Wondering how our world might be different without Thurgood Marshall's gigantic influence prompts broader questions that shadow analysis of any social movement. How much was the black freedom struggle driven by giants, the great men and women familiar to history? How much can we discern about the freedom movement and the black tradition of arms just by reference to the words and deeds of those famous folk? What do we lose by failing to credit the stories of the countless souls who have faded into obscurity?

Theodore Roosevelt Mason Howard, MD, is of this latter class. Howard evokes comparisons to Ossian Sweet. Both were physicians. Both played significant but underacknowledged roles in the freedom struggle. And both are exemplars of the black tradition of arms. Sweet had notoriety thrust upon him. But Howard made an affirmative, aggressive choice to become a race man. Sweet carried a duffle bag full of guns into his new home in Detroit. Howard built a small empire in the Mississippi Delta and accumulated an arsenal of firearms.

He was born Theodore Roosevelt Howard in March 1908 in Calloway County, Kentucky. His parents scratched out a living picking tobacco. Like many stalwarts of the modern civil-rights movement, Theodore grew up in a rural gun culture where firearms were as common as shovels.
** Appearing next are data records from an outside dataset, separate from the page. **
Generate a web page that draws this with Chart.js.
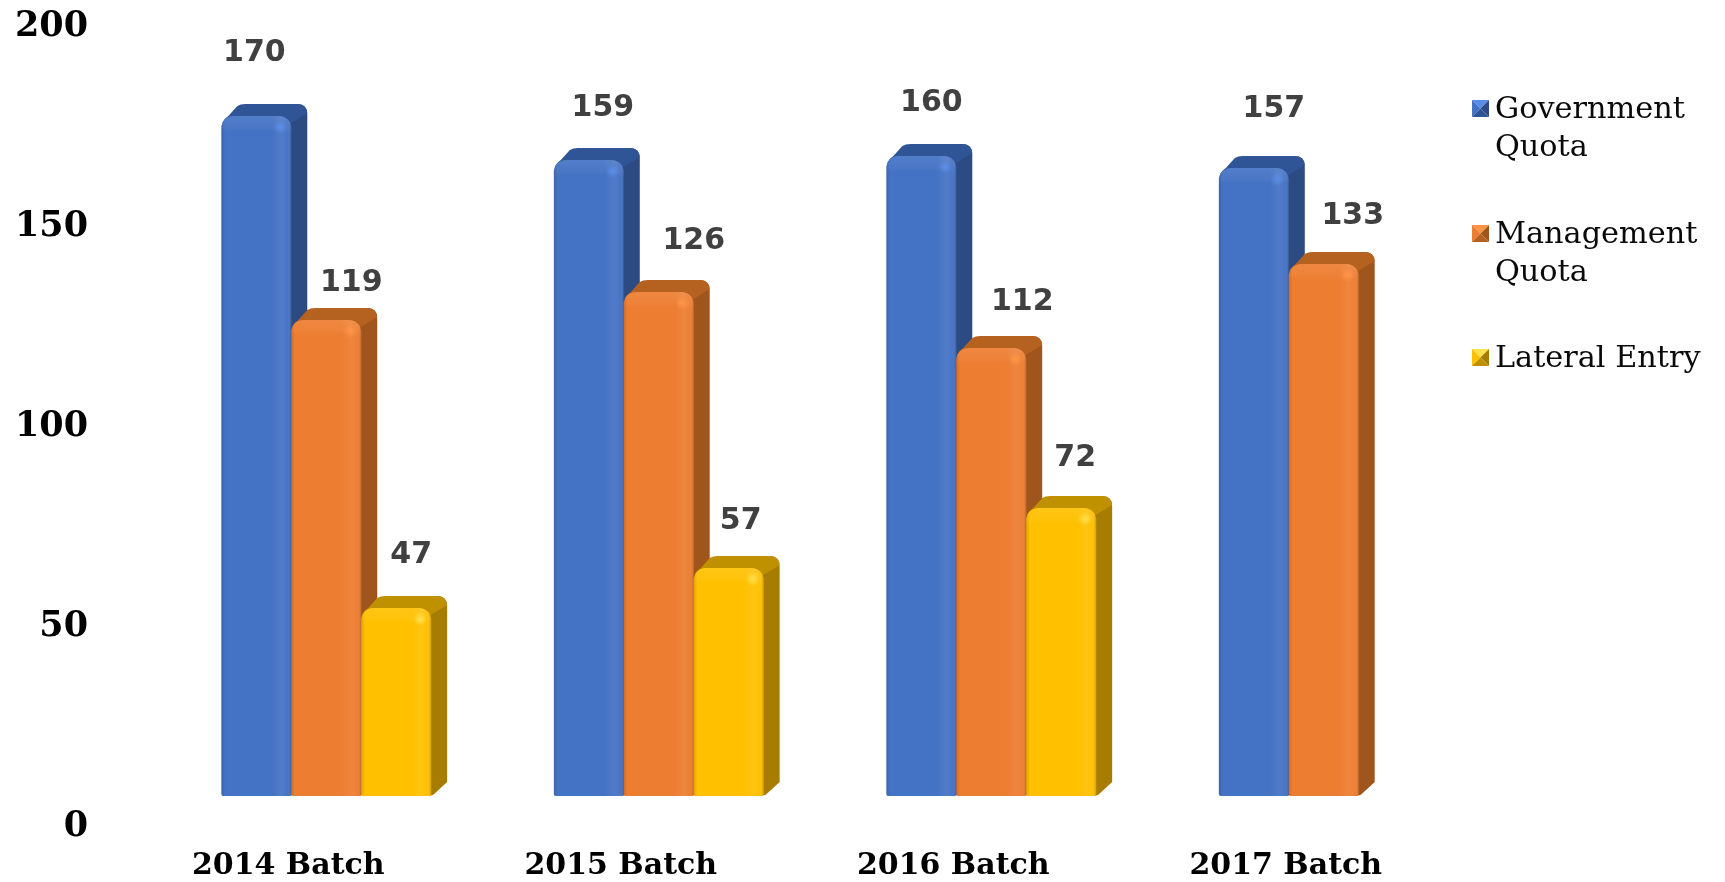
<!DOCTYPE html>
<html>
<head>
<meta charset="utf-8">
<title>Batch intake</title>
<script src="https://cdn.jsdelivr.net/npm/chart.js@4"></script>
<style>
  html, body { margin: 0; padding: 0; background: #fff; overflow: hidden; width: 1725px; height: 882px; }
  #chart { position: absolute; left: 0; top: -4px; }
</style>
</head>
<body>
<canvas id="chart" width="1725" height="890"></canvas>
<script>
const categories = ["2014 Batch", "2015 Batch", "2016 Batch", "2017 Batch"];
const governmentQuota = [170, 159, 160, 157];
const managementQuota = [119, 126, 112, 133];
const lateralEntry = [47, 57, 72, null];
const yTicks = [0, 50, 100, 150, 200];

// value labels sit off the bars in the original, each nudged by hand: [dx, dy]
const governmentNudge = [[-2, -63], [14, -52], [10, -53], [20, -59]];
const managementNudge = [[25, -37], [35, -51], [31, -46], [29, -48]];
const lateralNudge = [[15, -53], [12, -47], [14, -50], null];

const serif = '"DejaVu Serif", serif';
const depthX = 16, depthY = 12;

const series = [
  { label: "Government Quota", lines: ["Government", "Quota"], data: governmentQuota, nudge: governmentNudge,
    front: "#4472C4", top: "#2F5597", side: "#2B4B82", light: "#5B8DE8", legendY: 118 },
  { label: "Management Quota", lines: ["Management", "Quota"], data: managementQuota, nudge: managementNudge,
    front: "#ED7D31", top: "#B5611F", side: "#A0551C", light: "#FF9545", legendY: 243 },
  { label: "Lateral Entry", lines: ["Lateral Entry"], data: lateralEntry, nudge: lateralNudge,
    front: "#FFC000", top: "#BF9000", side: "#A67D00", light: "#FFE14D", legendY: 367 }
];

function frontPath(ctx, b) {
  const x0 = b.x - b.width / 2, x1 = b.x + b.width / 2;
  ctx.beginPath();
  ctx.roundRect(x0, b.y, x1 - x0, b.base - b.y, [12, 12, 2, 2]);
}

function drawDepth(ctx, s, b) {
  const x0 = b.x - b.width / 2, x1 = b.x + b.width / 2;
  ctx.fillStyle = s.side;
  ctx.beginPath();
  ctx.moveTo(x1 - 8, b.base);
  ctx.quadraticCurveTo(x1 + 1, b.base, x1 + 3, b.base - 2);
  ctx.lineTo(x1 + depthX, b.base - depthY - 2);
  ctx.lineTo(x1 + depthX, b.y - depthY + 10);
  ctx.quadraticCurveTo(x1 + depthX, b.y - depthY, x1 + depthX - 10, b.y - depthY);
  ctx.lineTo(x1 - 6, b.y);
  ctx.closePath();
  ctx.fill();
  ctx.fillStyle = s.top;
  ctx.beginPath();
  ctx.moveTo(x0 + 1, b.y + 8);
  ctx.quadraticCurveTo(x0 + 2, b.y + 3, x0 + 7, b.y);
  ctx.lineTo(x0 + depthX, b.y - depthY + 2);
  ctx.quadraticCurveTo(x0 + depthX + 3, b.y - depthY, x0 + depthX + 8, b.y - depthY);
  ctx.lineTo(x1 + depthX - 10, b.y - depthY);
  ctx.quadraticCurveTo(x1 + depthX - 1, b.y - depthY, x1 + depthX, b.y - depthY + 9);
  ctx.lineTo(x1 - 2, b.y + 8);
  ctx.closePath();
  ctx.fill();
}

function drawBevel(ctx, s, b) {
  const x0 = b.x - b.width / 2, w = b.width;
  ctx.save();
  frontPath(ctx, b);
  ctx.clip();
  const g = ctx.createLinearGradient(x0, 0, x0 + w, 0);
  g.addColorStop(0, "rgba(0,0,0,0.14)");
  g.addColorStop(0.05, "rgba(0,0,0,0)");
  g.addColorStop(0.72, "rgba(255,255,255,0)");
  g.addColorStop(0.86, "rgba(255,255,255,0.07)");
  g.addColorStop(0.95, "rgba(255,255,255,0.02)");
  g.addColorStop(1, "rgba(0,0,0,0.2)");
  ctx.fillStyle = g;
  ctx.fillRect(x0, b.y, w, b.base - b.y);
  const t = ctx.createLinearGradient(0, b.y, 0, b.y + 16);
  t.addColorStop(0, "rgba(255,255,255,0.08)");
  t.addColorStop(0.7, "rgba(255,255,255,0.04)");
  t.addColorStop(1, "rgba(255,255,255,0)");
  ctx.fillStyle = t;
  ctx.fillRect(x0, b.y, w, 16);
  const spot = ctx.createRadialGradient(x0 + w - 11, b.y + 11, 0, x0 + w - 11, b.y + 11, 7);
  spot.addColorStop(0, s.light);
  spot.addColorStop(1, s.light + "00");
  ctx.fillStyle = spot;
  ctx.fillRect(x0 + w - 19, b.y + 3, 16, 16);
  ctx.restore();
}

const bars3d = {
  id: "bars3d",
  // the library paints the first series last; this look needs each bar over its left neighbour
  beforeDatasetDraw() { return false; },
  afterDatasetsDraw(chart) {
    const ctx = chart.ctx;
    series.forEach((s, si) => {
      const meta = chart.getDatasetMeta(si);
      ctx.save();
      meta.data.forEach((b, i) => { if (s.data[i] != null) drawDepth(ctx, s, b); });
      ctx.restore();
      meta.controller.draw();
      meta.data.forEach((b, i) => { if (s.data[i] != null) drawBevel(ctx, s, b); });
    });
  },
  afterDraw(chart) {
    const ctx = chart.ctx;
    ctx.save();
    // value labels
    ctx.font = 'bold 30px "DejaVu Sans", sans-serif';
    ctx.fillStyle = "#404040";
    ctx.textAlign = "center";
    ctx.textBaseline = "middle";
    series.forEach((s, si) => {
      chart.getDatasetMeta(si).data.forEach((b, i) => {
        if (s.data[i] == null) return;
        ctx.fillText(String(s.data[i]), b.x + s.nudge[i][0], b.y + s.nudge[i][1]);
      });
    });
    // legend, wrapped like the original; canvas is shifted up by 4px
    ctx.textAlign = "left";
    ctx.textBaseline = "alphabetic";
    ctx.font = "30.3px " + serif;
    series.forEach(s => {
      const sy = s.legendY + 4 - 18, sx = 1472, sz = 17, cx = sx + sz / 2, cy = sy + sz / 2;
      const tri = (color, ax, ay, bx, by) => {
        ctx.fillStyle = color;
        ctx.beginPath();
        ctx.moveTo(ax, ay);
        ctx.lineTo(bx, by);
        ctx.lineTo(cx, cy);
        ctx.closePath();
        ctx.fill();
      };
      tri(s.light, sx, sy, sx + sz, sy);
      tri(s.front, sx, sy, sx, sy + sz);
      tri(s.side, sx + sz, sy, sx + sz, sy + sz);
      tri(s.top, sx, sy + sz, sx + sz, sy + sz);
      ctx.fillStyle = "#0a0a0a";
      s.lines.forEach((line, k) => ctx.fillText(line, 1495, s.legendY + 4 + k * 38));
    });
    ctx.restore();
  }
};

new Chart(document.getElementById("chart"), {
  type: "bar",
  data: {
    labels: categories,
    datasets: series.map(s => ({
      label: s.label,
      data: s.data,
      backgroundColor: s.front,
      categoryPercentage: 0.631,
      barPercentage: 1,
      borderSkipped: false,
      borderRadius: { topLeft: 12, topRight: 12, bottomLeft: 2, bottomRight: 2 }
    }))
  },
  plugins: [bars3d],
  options: {
    responsive: false,
    animation: false,
    layout: { padding: { top: 0, right: 235, bottom: 0, left: 0 } },
    plugins: { legend: { display: false }, tooltip: { enabled: false } },
    scales: {
      x: {
        border: { display: false },
        grid: { display: false, drawTicks: false },
        afterFit(scale) { scale.height = 90; scale.paddingLeft = 0; scale.paddingRight = 0; },
        ticks: {
          autoSkip: false,
          maxRotation: 0,
          padding: 52,
          labelOffset: -38,
          color: "#000",
          font: { family: serif, size: 30, weight: "bold" }
        }
      },
      y: {
        min: 0,
        max: 200,
        border: { display: false },
        grid: { display: false, drawTicks: false },
        afterFit(scale) { scale.width = 160; scale.paddingTop = 0; scale.paddingBottom = 0; },
        afterBuildTicks(scale) { scale.ticks = yTicks.map(v => ({ value: v })); },
        ticks: {
          padding: 72,
          labelOffset: 31,
          color: "#000",
          font: { family: serif, size: 35, weight: "bold" }
        }
      }
    }
  }
});
</script>
</body>
</html>
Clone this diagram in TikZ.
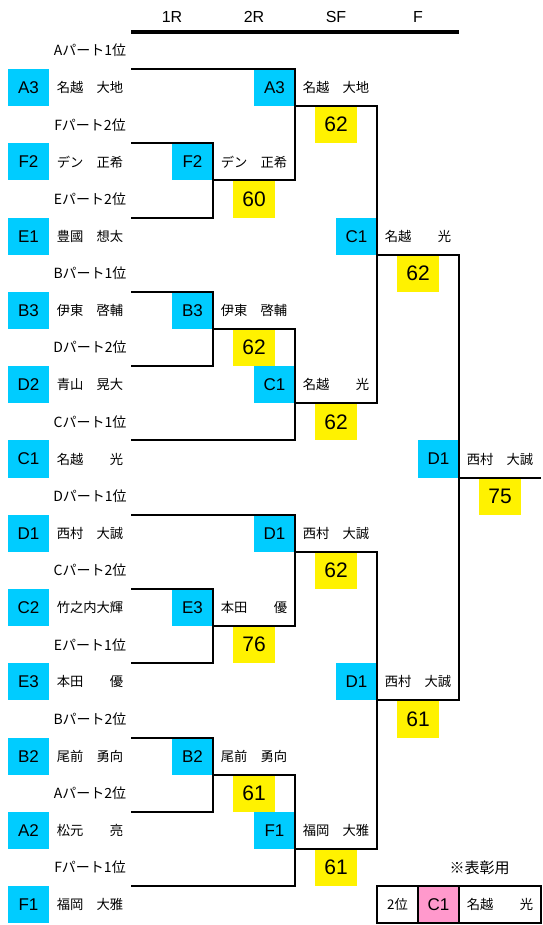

People who know that culture will attest that there were countless young boys who ventured out into the fields with guns on assignments like those that ten-year-old Ted got from his mother. On Sundays, she gave him twenty cents to buy four shotgun shells and told him to bring back two rabbits or squirrels for the pot. He wrote later how he was prohibited from wasting shots on quail because “there wasn't enough meat on 'em.” This prosaic slice of the black tradition of arms is recorded only incidentally, and some will be dissatisfied with the intermittent written record and the stories of people who were there for
the hog killing, chicken-hawk shooting, groundhog sniping, raccoon blasting, and midnight-bump investigation.
8

Howard's rise was unlikely, much of it owed to the beneficence of his white mentor, Dr. William Herbert Mason. Mason smoothed Howard's road to higher education and actually paid for much of it. When the young Theodore officially adopted the third name Mason and started signing his name T. R. M. Howard, folk whispered, “I told you so,” about the long rumors that Dr. Mason actually was Howard's father.